Stabilizing prices is an important part of the Fed’s mandate, and the goal is to settle disruptive economic conditions while keeping unemployment low.
The impact of increasing interest rates on credit
When the Fed increases interest rates, the cost of loans and other credit products becomes more expensive, both for individuals and businesses. The move sparks a jump in the Prime Rate, which is the most commonly used short-term interest rate in the United States.
Banks offer the Prime Rate to their best customers, so when that interest rate rises, so does the rate those lenders can offer you, the prospective borrower. Therefore, everyone who takes out a loan or uses a credit card and keeps a balance will end up spending more on interest fees.
Raising interest rates is a delicate process, however. If the Fed increases rates too quickly it can hurt consumer demand. The result can be a slower than desired economic recovery, which can lead to higher unemployment.
Why the Fed is taking action now
In January of 2022, the consumer price index soared by 7.5%. It was the fastest gain since February 1982. In an astonishingly short time period, consumers across the country discovered that the prices on all sorts of things they normally bought were higher than they had been just months earlier. Sticker shock was impacting the ability of millions of Americans to pay for everything from essentials to luxuries.
In response, the Fed turned to raising rates as a means to control inflation. The action is intended to slow down the economy by making borrowing more costly. The desired effect is to cool consumer demand until prices stabilize.
How you can best react
Consider this time an inspiration to reevaluate your own finances so that you can make ends meet today while also preparing for the future:
- Add to your income. If possible, find ways that you can increase your earnings, at least on a temporary basis. Consider taking on part-time work, entering the gig economy, explore a better paying job, or even if you have adult children who are living with you, ask them to contribute to the household.
- Reduce or eliminate costs. Go through your budget with a fine-tooth comb. Lower or get rid of expenditures that you don’t need or care about. Commit to becoming a better shopper, paying close attention to sales and deals.
- Save whenever possible. When you have refined your budget, try to make room for a fixed savings amount. Have that money automatically deducted from your checking account and deposited into savings. Even a small sum you set aside on a regular basis will add up over time.

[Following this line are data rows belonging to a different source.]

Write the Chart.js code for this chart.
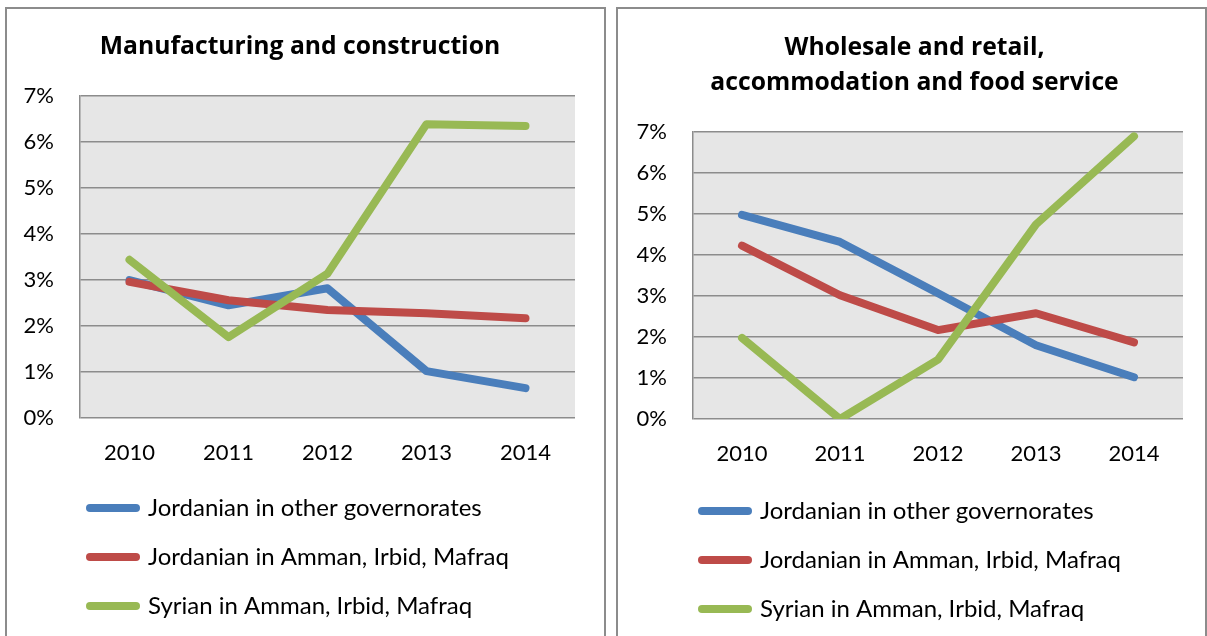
<!DOCTYPE html>
<html>
<head>
<meta charset="utf-8">
<script src="https://cdn.jsdelivr.net/npm/chart.js@4.4.1/dist/chart.umd.min.js"></script>
<style>
    html, body { margin: 0; padding: 0; background: #fff; overflow: hidden; }
    body { width: 1207px; height: 636px; position: relative; }
    .frame { position: absolute; border: 2px solid #8c8c8c; box-sizing: border-box; }
    canvas { position: absolute; }
</style>
</head>
<body>
<div class="frame" style="left:5px; top:7px; width:601px; height:650px;"></div>
<div class="frame" style="left:616px; top:7px; width:591px; height:650px;"></div>
<canvas id="manufChart" width="596" height="635" style="left:7px; top:9px;"></canvas>
<canvas id="tradeChart" width="586" height="638" style="left:618px; top:9px;"></canvas>
<script>
// Shared categories and series names
const years = ['2010', '2011', '2012', '2013', '2014'];
const seriesNames = [
    'Jordanian in other governorates',
    'Jordanian in Amman, Irbid, Mafraq',
    'Syrian in Amman, Irbid, Mafraq'
];
const seriesColors = ['#4a7ebb', '#be4b48', '#98b954'];

// Manufacturing and construction (%)
const manufJordOther = [3.0, 2.45, 2.82, 1.02, 0.65];
const manufJordAIM = [2.96, 2.56, 2.35, 2.28, 2.17];
const manufSyrian = [3.44, 1.76, 3.14, 6.39, 6.35];

// Wholesale and retail, accommodation and food service (%)
const tradeJordOther = [4.98, 4.32, 3.07, 1.8, 1.02];
const tradeJordAIM = [4.23, 3.02, 2.17, 2.58, 1.87];
const tradeSyrian = [1.98, 0.0, 1.45, 4.75, 6.9];

const yMax = 7;
const yStep = 1;

const FONT = 'Lato, "Open Sans", sans-serif';
const TITLE_FONT = '"Open Sans", Lato, sans-serif';

// grey plot background
const plotBackground = {
    id: 'plotBackground',
    beforeDraw(chart) {
        const { ctx, chartArea } = chart;
        ctx.save();
        ctx.fillStyle = '#e6e6e6';
        ctx.fillRect(chartArea.left, chartArea.top, chartArea.right - chartArea.left, chartArea.bottom - chartArea.top);
        ctx.restore();
    }
};

// nudge title and stacked legend sideways
const boxShift = {
    id: 'boxShift',
    afterLayout(chart, args, opts) {
        chart.legend.left += opts.legendDx;
        chart.legend.right += opts.legendDx;
        chart.titleBlock.left += opts.titleDx;
        chart.titleBlock.right += opts.titleDx;
    }
};

function makeChart(canvasId, title, values, lay) {
    const ctx = document.getElementById(canvasId).getContext('2d');
    return new Chart(ctx, {
        type: 'line',
        data: {
            labels: years,
            datasets: values.map((v, i) => ({
                label: seriesNames[i],
                data: v,
                borderColor: seriesColors[i],
                backgroundColor: seriesColors[i],
                borderWidth: 8,
                borderCapStyle: 'round',
                borderJoinStyle: 'round',
                pointRadius: 0,
                pointStyle: 'line',
                tension: 0,
                order: values.length - i
            }))
        },
        options: {
            responsive: false,
            animation: false,
            layout: { padding: { left: 0, right: lay.right, top: 0, bottom: lay.bottom } },
            plugins: {
                title: {
                    display: true,
                    text: title,
                    color: '#000',
                    font: { family: TITLE_FONT, size: 24.7, weight: 'bold', lineHeight: 1.42 },
                    padding: { top: lay.titleTop, bottom: lay.titleBottom }
                },
                legend: {
                    position: 'bottom',
                    align: 'start',
                    labels: {
                        usePointStyle: true,
                        pointStyleWidth: 46,
                        padding: 25,
                        color: '#000',
                        font: { family: FONT, size: 24 },
                        sort: (a, b) => a.datasetIndex - b.datasetIndex,
                        generateLabels: chart => Chart.defaults.plugins.legend.labels.generateLabels(chart)
                            .map(item => Object.assign(item, { lineCap: 'round', lineWidth: 8 }))
                    }
                },
                boxShift: { legendDx: lay.legendDx, titleDx: lay.titleDx },
                tooltip: { enabled: false }
            },
            scales: {
                x: {
                    offset: true,
                    afterFit: s => { s.height = lay.xHeight; },
                    grid: { display: false, drawTicks: false },
                    border: { display: false },
                    ticks: { color: '#000', padding: 22, font: { family: FONT, size: 22 } }
                },
                y: {
                    min: 0,
                    max: yMax,
                    afterFit: s => { s.width = lay.yWidth; },
                    grid: { color: '#8c8c8c', lineWidth: 1.5, drawTicks: false },
                    border: { display: true, color: '#8c8c8c', width: 1.5 },
                    ticks: {
                        stepSize: yStep,
                        padding: 26,
                        color: '#000',
                        font: { family: FONT, size: 22 },
                        callback: v => v + '%'
                    }
                }
            }
        },
        plugins: [plotBackground, boxShift]
    });
}

makeChart('manufChart', 'Manufacturing and construction',
    [manufJordOther, manufJordAIM, manufSyrian],
    { right: 28, bottom: 16, titleTop: 20, titleBottom: 32, xHeight: 53, yWidth: 73, legendDx: 58, titleDx: 9 });

makeChart('tradeChart', ['Wholesale and retail,', 'accommodation and food service'],
    [tradeJordOther, tradeJordAIM, tradeSyrian],
    { right: 21, bottom: 16, titleTop: 21, titleBottom: 32, xHeight: 55, yWidth: 75, legendDx: 59, titleDx: 14 });
</script>
</body>
</html>
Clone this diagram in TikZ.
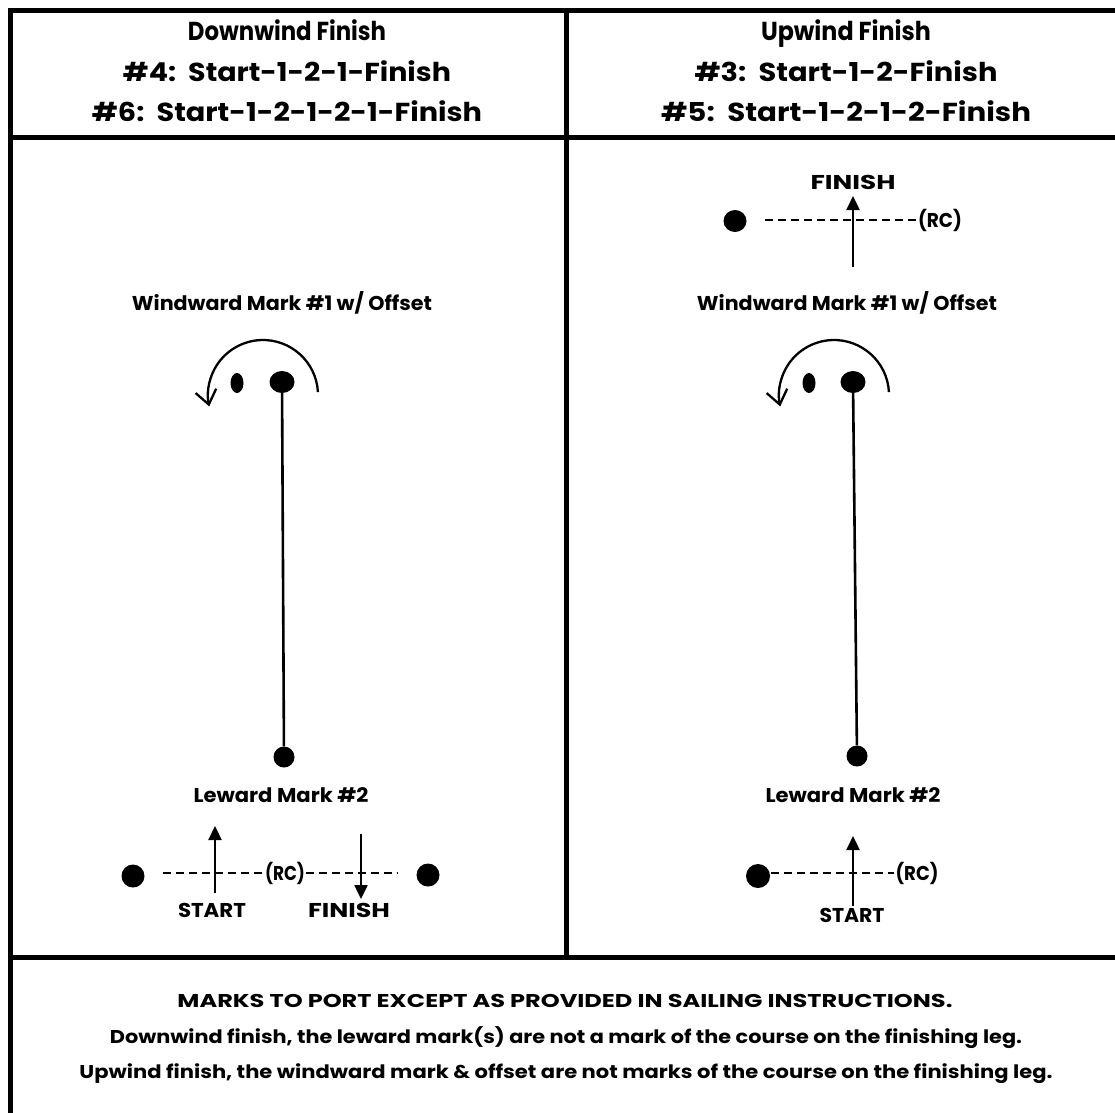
\documentclass[tikz,border=0pt]{standalone}
\usepackage{fontspec}
\setmainfont{Poppins}
\usetikzlibrary{arrows.meta,shapes.geometric,calc}
\newcommand{\fw}[2]{\resizebox{#1pt}{\height}{#2}}
\begin{document}
\begin{tikzpicture}[x=1pt,y=-1pt,
  frame/.style={line width=5pt},
  buoy/.style={ellipse,fill=black,draw=none,inner sep=0pt},
  lbl/.style={inner sep=0pt,anchor=base,font=\bfseries\fontsize{20}{24}\selectfont},
  head/.style={inner sep=0pt,anchor=base,font=\bfseries\fontsize{26}{30}\selectfont},
  foot/.style={inner sep=0pt,anchor=base,font=\bfseries\fontsize{18.5}{22}\selectfont},
  course/.style={line width=2.6pt},
  rcline/.style={line width=2.6pt,dash pattern=on 8pt off 5pt},
  solidarrow/.style={line width=2.4pt,-{Triangle[length=14pt,width=13pt]}},
  roundarrow/.style={line width=2.3pt,-{Straight Barb[length=14pt,width=21pt]}}]
\useasboundingbox (0,0) rectangle (1115,1112);
% frame
\draw[frame] (10,1130) -- (10,10.5) -- (1130,10.5);
\draw[frame] (10,137.5) -- (1130,137.5);
\draw[frame] (10,957) -- (1130,957);
\draw[frame] (566,10) -- (566,957);
% headers
\node[head] (hL1) at (287,40.5) {\fw{198}{Downwind Finish}};
\node[head] (hL2) at (287,81.5) {\fw{328}{\#4:\ \ Start-1-2-1-Finish}};
\node[head] (hL3) at (287,121.5) {\fw{390}{\#6:\ \ Start-1-2-1-2-1-Finish}};
\node[head] (hR1) at (846,40.5) {\fw{170}{Upwind Finish}};
\node[head] (hR2) at (846,81.5) {\fw{303}{\#3:\ \ Start-1-2-Finish}};
\node[head] (hR3) at (846,121.5) {\fw{370}{\#5:\ \ Start-1-2-1-2-Finish}};
% ---------- left panel ----------
\node[lbl] (wlabL) at (282,310) {\fw{300}{Windward Mark \#1 w/ Offset}};
\node[buoy,minimum width=25pt,minimum height=22pt] (wmL) at (282,382) {};
\node[buoy,minimum width=13pt,minimum height=20pt] (offL) at (237,383) {};
\coordinate (arcL) at (263,395);
\draw[roundarrow] ($(arcL)+(-3:55)$) arc[start angle=-3,end angle=-192,radius=55];
\node[buoy,minimum width=21pt,minimum height=21pt] (lmL) at (284,757) {};
\draw[course] (wmL) -- (lmL);
\node[lbl] (llabL) at (281,802) {\fw{175}{Leward Mark \#2}};
\node[buoy,minimum width=23pt,minimum height=23pt] (pinL) at (133,876) {};
\node[buoy,minimum width=23pt,minimum height=23pt] (pinR) at (428,875) {};
\node[lbl,fill=white,inner xsep=1pt] (rcL) at (285,880) {\fw{40}{(RC)}};
\coordinate (dL1) at (163,873);
\coordinate (dL2) at (398,873);
\draw[rcline] (dL1) -- (dL1 -| rcL.west);
\draw[rcline] (dL2 -| rcL.east) -- (dL2);
\coordinate (sLa) at (215,893);
\coordinate (sLb) at (215,826);
\draw[solidarrow] (sLa) -- (sLb);
\coordinate (fLa) at (361,834);
\coordinate (fLb) at (361,899);
\draw[solidarrow] (fLa) -- (fLb);
\node[lbl] (startL) at (212,917) {\fw{68}{START}};
\node[lbl] (finL) at (349,917) {\fw{82}{FINISH}};
% ---------- right panel ----------
\node[lbl] (finR) at (853,189) {\fw{85}{FINISH}};
\node[buoy,minimum width=23pt,minimum height=22pt] (topPin) at (735,221) {};
\node[lbl,inner xsep=1pt] (rcT) at (940,227) {\fw{44}{(RC)}};
\coordinate (dT1) at (765,220);
\draw[rcline] (dT1) -- (dT1 -| rcT.west);
\coordinate (fRa) at (853,267);
\coordinate (fRb) at (853,196);
\draw[solidarrow] (fRa) -- (fRb);
\node[lbl] (wlabR) at (847,310) {\fw{300}{Windward Mark \#1 w/ Offset}};
\node[buoy,minimum width=25pt,minimum height=22pt] (wmR) at (853,382) {};
\node[buoy,minimum width=13pt,minimum height=20pt] (offR) at (809,383) {};
\coordinate (arcR) at (834,395);
\draw[roundarrow] ($(arcR)+(-3:55)$) arc[start angle=-3,end angle=-192,radius=55];
\node[buoy,minimum width=21pt,minimum height=21pt] (lmR) at (857,756) {};
\draw[course] (wmR) -- (lmR);
\node[lbl] (llabR) at (853,802) {\fw{175}{Leward Mark \#2}};
\node[buoy,minimum width=24pt,minimum height=24pt] (pinB) at (758,876) {};
\node[lbl,inner xsep=1pt] (rcB) at (917,880) {\fw{43}{(RC)}};
\coordinate (dB1) at (758,873);
\draw[rcline] (dB1) -- (dB1 -| rcB.west);
\coordinate (sRa) at (853,906);
\coordinate (sRb) at (853,836);
\draw[solidarrow] (sRa) -- (sRb);
\node[lbl] (startR) at (852,922) {\fw{65}{START}};
% ---------- footer ----------
\node[foot] (n1) at (565,1007) {\fw{775}{MARKS TO PORT EXCEPT AS PROVIDED IN SAILING INSTRUCTIONS.}};
\node[foot] (n2) at (566,1043) {\fw{912}{Downwind finish, the leward mark(s) are not a mark of the course on the finishing leg.}};
\node[foot] (n3) at (566,1078) {\fw{973}{Upwind finish, the windward mark \& offset are not marks of the course on the finishing leg.}};
\end{tikzpicture}
\end{document}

- Borrow mindfully. While it’s never a good idea to accumulate consumer debt, especially on high-interest credit cards, it is especially important now. Only charge what you can and will repay in full by the due date.
- Keep your credit in good shape. If you do want to take out a loan for a home or car, you will get the best interest rate by building and maintaining a good credit score. That means paying all accounts that appear on your credit report on time and keeping revolving debt low.
As a consumer, you have no control over a store’s prices, a bank’s interest rates, or what the Fed does to manage either. The cost of borrowing money will likely remain higher than you prefer until the Fed makes the decision to lower rates. How quickly reductions in the price of goods and services will take is unknown. What you do have is command over the money you earn, spend, save, and borrow.